> Problem statement: All the data must come back unchanged, except that pictures are left out.

> Source material:
****************

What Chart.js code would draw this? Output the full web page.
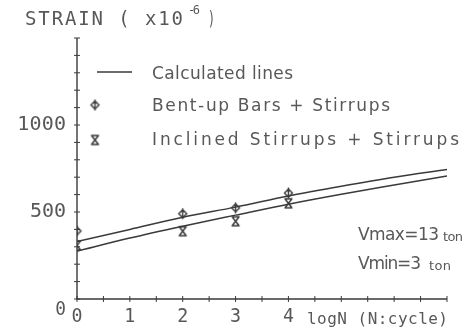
<!DOCTYPE html>
<html>
<head>
<meta charset="utf-8">
<script src="https://cdn.jsdelivr.net/npm/chart.js@4/dist/chart.umd.min.js"></script>
<style>
  html, body { margin: 0; padding: 0; background: #fff; }
  #wrap { width: 470px; height: 333px; }
</style>
</head>
<body>
<div id="wrap"><canvas id="c" width="470" height="333"></canvas></div>
<script>
// logN positions of the calculated curves
const logN = [0, 1, 2, 3, 4, 5, 6, 7];
// calculated strain (x10^-6), upper and lower curve
const calcUpper = [330, 400, 470, 528, 592, 648, 700, 745];
const calcLower = [275, 350, 418, 482, 545, 602, 655, 707];
// measured strain at the test cycles
const testLogN = [0, 2, 3, 4];
const bentUpBars = [391, 490, 524, 609];
const inclinedStirrups = [308, 390, 447, 550];
// axis labels
const xTickLabels = [0, 1, 2, 3, 4];
const yTickLabels = [0, 500, 1000];
const legendLabels = ['Calculated lines', 'Bent-up Bars + Stirrups', 'Inclined Stirrups + Stirrups'];
const loadLabels = [['Vmax=13', 'ton'], ['Vmin=3', 'ton']];

const INK = '#3a3a3a';
const TEXT = '#585858';

// plotter-like marker: diamond with a vertical stem
function makeDiamond() {
  const cv = document.createElement('canvas');
  cv.width = 13; cv.height = 13;
  const g = cv.getContext('2d');
  g.strokeStyle = INK; g.lineWidth = 1.4;
  g.beginPath();
  g.moveTo(6.5, 2.5); g.lineTo(10.5, 6.5); g.lineTo(6.5, 10.5); g.lineTo(2.5, 6.5); g.closePath();
  g.moveTo(6.5, 1); g.lineTo(6.5, 12);
  g.stroke();
  return cv;
}
// plotter-like marker: hourglass cross
function makeHourglass() {
  const cv = document.createElement('canvas');
  cv.width = 13; cv.height = 13;
  const g = cv.getContext('2d');
  g.strokeStyle = INK; g.lineWidth = 1.5;
  g.beginPath();
  g.moveTo(2.5, 2); g.lineTo(10.5, 2);
  g.moveTo(2.5, 11); g.lineTo(10.5, 11);
  g.moveTo(3, 2); g.lineTo(10, 11);
  g.moveTo(10, 2); g.lineTo(3, 11);
  g.stroke();
  return cv;
}
const diamondImg = makeDiamond();
const hourglassImg = makeHourglass();

// draw text stretched to a given width (vertical centre y)
function spacedText(ctx, str, x, y, font, width, align) {
  ctx.save();
  ctx.font = font;
  ctx.fillStyle = TEXT;
  ctx.textBaseline = 'middle';
  ctx.textAlign = 'left';
  if ('letterSpacing' in ctx) ctx.letterSpacing = '0px';
  const natural = ctx.measureText(str).width;
  let left = x;
  if (align === 'right') left = x - width;
  else if (align === 'center') left = x - width / 2;
  if ('letterSpacing' in ctx && str.length > 1) {
    ctx.letterSpacing = ((width - natural) / (str.length - 1)) + 'px';
    ctx.fillText(str, left, y);
  } else {
    ctx.translate(left, y);
    ctx.scale(width / natural, 1);
    ctx.fillText(str, 0, 0);
  }
  ctx.restore();
}

const decor = {
  id: 'decor',
  afterDraw(chart) {
    const ctx = chart.ctx;
    const xs = chart.scales.x, ys = chart.scales.y;
    const x0 = xs.getPixelForValue(xs.min), x1 = xs.getPixelForValue(xs.max);
    const y0 = ys.getPixelForValue(ys.min), y1 = ys.getPixelForValue(ys.max);

    // axes with crossing tick marks
    ctx.save();
    ctx.strokeStyle = INK;
    ctx.lineWidth = 1.4;
    ctx.beginPath();
    ctx.moveTo(x0, y1); ctx.lineTo(x0, y0); ctx.lineTo(x1, y0);
    ctx.stroke();
    ctx.lineWidth = 1;
    ctx.beginPath();
    ys.ticks.forEach(t => {
      const p = ys.getPixelForValue(t.value);
      ctx.moveTo(x0 - 3, p); ctx.lineTo(x0 + 3, p);
    });
    xs.ticks.forEach(t => {
      const p = xs.getPixelForValue(t.value);
      ctx.moveTo(p, y0 - 3); ctx.lineTo(p, y0 + 3);
    });
    ctx.stroke();
    ctx.restore();

    // tick labels
    const numFont = '20px "DejaVu Sans Mono"';
    yTickLabels.forEach(v => {
      const s = String(v);
      const p = ys.getPixelForValue(v) + (v === 0 ? 11 : 0);
      spacedText(ctx, s, x0 - 11, p, numFont, s.length * 12.7 - 2, 'right');
    });
    xTickLabels.forEach(v => {
      const s = String(v);
      spacedText(ctx, s, xs.getPixelForValue(v), y0 + 18, numFont, 11, 'center');
    });
    spacedText(ctx, 'logN (N:cycle)', 307, y0 + 21, '16px "DejaVu Sans Mono"', 141, 'left');

    // axis title
    spacedText(ctx, 'STRAIN ( x10', 25, 20, '19px "DejaVu Sans Mono"', 158, 'left');
    spacedText(ctx, '-6', 188, 11, '12px "DejaVu Sans Mono"', 12, 'left');
    spacedText(ctx, ')', 208, 20, '19px "DejaVu Sans Mono"', 7, 'left');

    // legend
    ctx.save();
    ctx.strokeStyle = INK; ctx.lineWidth = 1.4;
    ctx.beginPath(); ctx.moveTo(97, 72); ctx.lineTo(132, 72); ctx.stroke();
    ctx.drawImage(diamondImg, 95 - 6.5, 105 - 6.5);
    ctx.drawImage(hourglassImg, 95 - 6.5, 140 - 6.5);
    ctx.restore();
    const legFont = '17px "DejaVu Sans"';
    spacedText(ctx, legendLabels[0], 152, 75, legFont, 141, 'left');
    spacedText(ctx, legendLabels[1], 152, 107, legFont, 238, 'left');
    spacedText(ctx, legendLabels[2], 152, 141, legFont, 307, 'left');

    // load range note
    const vFont = '17px "DejaVu Sans"';
    const uFont = '13px "DejaVu Sans"';
    spacedText(ctx, loadLabels[0][0], 358, 236, vFont, 81, 'left');
    spacedText(ctx, loadLabels[0][1], 443, 238, uFont, 20, 'left');
    spacedText(ctx, loadLabels[1][0], 358, 265, vFont, 63, 'left');
    spacedText(ctx, loadLabels[1][1], 429, 267, uFont, 22, 'left');
  }
};

const toXY = (xs, ys) => xs.map((x, i) => ({ x: x, y: ys[i] }));

new Chart(document.getElementById('c'), {
  type: 'line',
  data: {
    datasets: [
      { label: legendLabels[0], data: toXY(logN, calcUpper), borderColor: INK, borderWidth: 1.5,
        pointRadius: 0, cubicInterpolationMode: 'monotone', fill: false },
      { label: legendLabels[0], data: toXY(logN, calcLower), borderColor: INK, borderWidth: 1.5,
        pointRadius: 0, cubicInterpolationMode: 'monotone', fill: false },
      { label: legendLabels[1], data: toXY(testLogN, bentUpBars), showLine: false,
        pointStyle: diamondImg, pointRadius: 6 },
      { label: legendLabels[2], data: toXY(testLogN, inclinedStirrups), showLine: false,
        pointStyle: hourglassImg, pointRadius: 6 }
    ]
  },
  options: {
    responsive: false,
    animation: false,
    events: [],
    layout: { autoPadding: false, padding: { left: 77, right: 23, top: 38, bottom: 34 } },
    plugins: { legend: { display: false }, tooltip: { enabled: false } },
    scales: {
      x: { type: 'linear', min: 0, max: 7,
           ticks: { display: false, stepSize: 0.5 },
           grid: { display: false, drawTicks: false }, border: { display: false } },
      y: { type: 'linear', min: 0, max: 1500,
           ticks: { display: false, stepSize: 100 },
           grid: { display: false, drawTicks: false }, border: { display: false } }
    }
  },
  plugins: [decor]
});
</script>
</body>
</html>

****************

> Exercise result:
What Chart.js code would draw this? Output the full web page.
<!DOCTYPE html>
<html>
<head>
<meta charset="utf-8">
<script src="https://cdn.jsdelivr.net/npm/chart.js@4/dist/chart.umd.min.js"></script>
<style>
  html, body { margin: 0; padding: 0; background: #fff; }
  #wrap { width: 470px; height: 333px; }
</style>
</head>
<body>
<div id="wrap"><canvas id="c" width="470" height="333"></canvas></div>
<script>
// logN positions of the calculated curves
const logN = [0, 1, 2, 3, 4, 5, 6, 7];
// calculated strain (x10^-6), upper and lower curve
const calcUpper = [330, 400, 470, 528, 592, 648, 700, 745];
const calcLower = [275, 350, 418, 482, 545, 602, 655, 707];
// measured strain at the test cycles
const testLogN = [0, 2, 3, 4];
const bentUpBars = [391, 490, 524, 609];
const inclinedStirrups = [308, 390, 447, 550];
// axis labels
const xTickLabels = [0, 1, 2, 3, 4];
const yTickLabels = [0, 500, 1000];
const legendLabels = ['Calculated lines', 'Bent-up Bars + Stirrups', 'Inclined Stirrups + Stirrups'];
const loadLabels = [['Vmax=13', 'ton'], ['Vmin=3', 'ton']];

const INK = '#3a3a3a';
const TEXT = '#585858';

// plotter-like marker: diamond with a vertical stem
function makeDiamond() {
  const cv = document.createElement('canvas');
  cv.width = 13; cv.height = 13;
  const g = cv.getContext('2d');
  g.strokeStyle = INK; g.lineWidth = 1.4;
  g.beginPath();
  g.moveTo(6.5, 2.5); g.lineTo(10.5, 6.5); g.lineTo(6.5, 10.5); g.lineTo(2.5, 6.5); g.closePath();
  g.moveTo(6.5, 1); g.lineTo(6.5, 12);
  g.stroke();
  return cv;
}
// plotter-like marker: hourglass cross
function makeHourglass() {
  const cv = document.createElement('canvas');
  cv.width = 13; cv.height = 13;
  const g = cv.getContext('2d');
  g.strokeStyle = INK; g.lineWidth = 1.5;
  g.beginPath();
  g.moveTo(2.5, 2); g.lineTo(10.5, 2);
  g.moveTo(2.5, 11); g.lineTo(10.5, 11);
  g.moveTo(3, 2); g.lineTo(10, 11);
  g.moveTo(10, 2); g.lineTo(3, 11);
  g.stroke();
  return cv;
}
const diamondImg = makeDiamond();
const hourglassImg = makeHourglass();

// draw text stretched to a given width (vertical centre y)
function spacedText(ctx, str, x, y, font, width, align) {
  ctx.save();
  ctx.font = font;
  ctx.fillStyle = TEXT;
  ctx.textBaseline = 'middle';
  ctx.textAlign = 'left';
  if ('letterSpacing' in ctx) ctx.letterSpacing = '0px';
  const natural = ctx.measureText(str).width;
  let left = x;
  if (align === 'right') left = x - width;
  else if (align === 'center') left = x - width / 2;
  if ('letterSpacing' in ctx && str.length > 1) {
    ctx.letterSpacing = ((width - natural) / (str.length - 1)) + 'px';
    ctx.fillText(str, left, y);
  } else {
    ctx.translate(left, y);
    ctx.scale(width / natural, 1);
    ctx.fillText(str, 0, 0);
  }
  ctx.restore();
}

const decor = {
  id: 'decor',
  afterDraw(chart) {
    const ctx = chart.ctx;
    const xs = chart.scales.x, ys = chart.scales.y;
    const x0 = xs.getPixelForValue(xs.min), x1 = xs.getPixelForValue(xs.max);
    const y0 = ys.getPixelForValue(ys.min), y1 = ys.getPixelForValue(ys.max);

    // axes with crossing tick marks
    ctx.save();
    ctx.strokeStyle = INK;
    ctx.lineWidth = 1.4;
    ctx.beginPath();
    ctx.moveTo(x0, y1); ctx.lineTo(x0, y0); ctx.lineTo(x1, y0);
    ctx.stroke();
    ctx.lineWidth = 1;
    ctx.beginPath();
    ys.ticks.forEach(t => {
      const p = ys.getPixelForValue(t.value);
      ctx.moveTo(x0 - 3, p); ctx.lineTo(x0 + 3, p);
    });
    xs.ticks.forEach(t => {
      const p = xs.getPixelForValue(t.value);
      ctx.moveTo(p, y0 - 3); ctx.lineTo(p, y0 + 3);
    });
    ctx.stroke();
    ctx.restore();

    // tick labels
    const numFont = '20px "DejaVu Sans Mono"';
    yTickLabels.forEach(v => {
      const s = String(v);
      const p = ys.getPixelForValue(v) + (v === 0 ? 11 : 0);
      spacedText(ctx, s, x0 - 11, p, numFont, s.length * 12.7 - 2, 'right');
    });
    xTickLabels.forEach(v => {
      const s = String(v);
      spacedText(ctx, s, xs.getPixelForValue(v), y0 + 18, numFont, 11, 'center');
    });
    spacedText(ctx, 'logN (N:cycle)', 307, y0 + 21, '16px "DejaVu Sans Mono"', 141, 'left');

    // axis title
    spacedText(ctx, 'STRAIN ( x10', 25, 20, '19px "DejaVu Sans Mono"', 158, 'left');
    spacedText(ctx, '-6', 188, 11, '12px "DejaVu Sans Mono"', 12, 'left');
    spacedText(ctx, ')', 208, 20, '19px "DejaVu Sans Mono"', 7, 'left');

    // legend
    ctx.save();
    ctx.strokeStyle = INK; ctx.lineWidth = 1.4;
    ctx.beginPath(); ctx.moveTo(97, 72); ctx.lineTo(132, 72); ctx.stroke();
    ctx.drawImage(diamondImg, 95 - 6.5, 105 - 6.5);
    ctx.drawImage(hourglassImg, 95 - 6.5, 140 - 6.5);
    ctx.restore();
    const legFont = '17px "DejaVu Sans"';
    spacedText(ctx, legendLabels[0], 152, 75, legFont, 141, 'left');
    spacedText(ctx, legendLabels[1], 152, 107, legFont, 238, 'left');
    spacedText(ctx, legendLabels[2], 152, 141, legFont, 307, 'left');

    // load range note
    const vFont = '17px "DejaVu Sans"';
    const uFont = '13px "DejaVu Sans"';
    spacedText(ctx, loadLabels[0][0], 358, 236, vFont, 81, 'left');
    spacedText(ctx, loadLabels[0][1], 443, 238, uFont, 20, 'left');
    spacedText(ctx, loadLabels[1][0], 358, 265, vFont, 63, 'left');
    spacedText(ctx, loadLabels[1][1], 429, 267, uFont, 22, 'left');
  }
};

const toXY = (xs, ys) => xs.map((x, i) => ({ x: x, y: ys[i] }));

new Chart(document.getElementById('c'), {
  type: 'line',
  data: {
    datasets: [
      { label: legendLabels[0], data: toXY(logN, calcUpper), borderColor: INK, borderWidth: 1.5,
        pointRadius: 0, cubicInterpolationMode: 'monotone', fill: false },
      { label: legendLabels[0], data: toXY(logN, calcLower), borderColor: INK, borderWidth: 1.5,
        pointRadius: 0, cubicInterpolationMode: 'monotone', fill: false },
      { label: legendLabels[1], data: toXY(testLogN, bentUpBars), showLine: false,
        pointStyle: diamondImg, pointRadius: 6 },
      { label: legendLabels[2], data: toXY(testLogN, inclinedStirrups), showLine: false,
        pointStyle: hourglassImg, pointRadius: 6 }
    ]
  },
  options: {
    responsive: false,
    animation: false,
    events: [],
    layout: { autoPadding: false, padding: { left: 77, right: 23, top: 38, bottom: 34 } },
    plugins: { legend: { display: false }, tooltip: { enabled: false } },
    scales: {
      x: { type: 'linear', min: 0, max: 7,
           ticks: { display: false, stepSize: 0.5 },
           grid: { display: false, drawTicks: false }, border: { display: false } },
      y: { type: 'linear', min: 0, max: 1500,
           ticks: { display: false, stepSize: 100 },
           grid: { display: false, drawTicks: false }, border: { display: false } }
    }
  },
  plugins: [decor]
});
</script>
</body>
</html>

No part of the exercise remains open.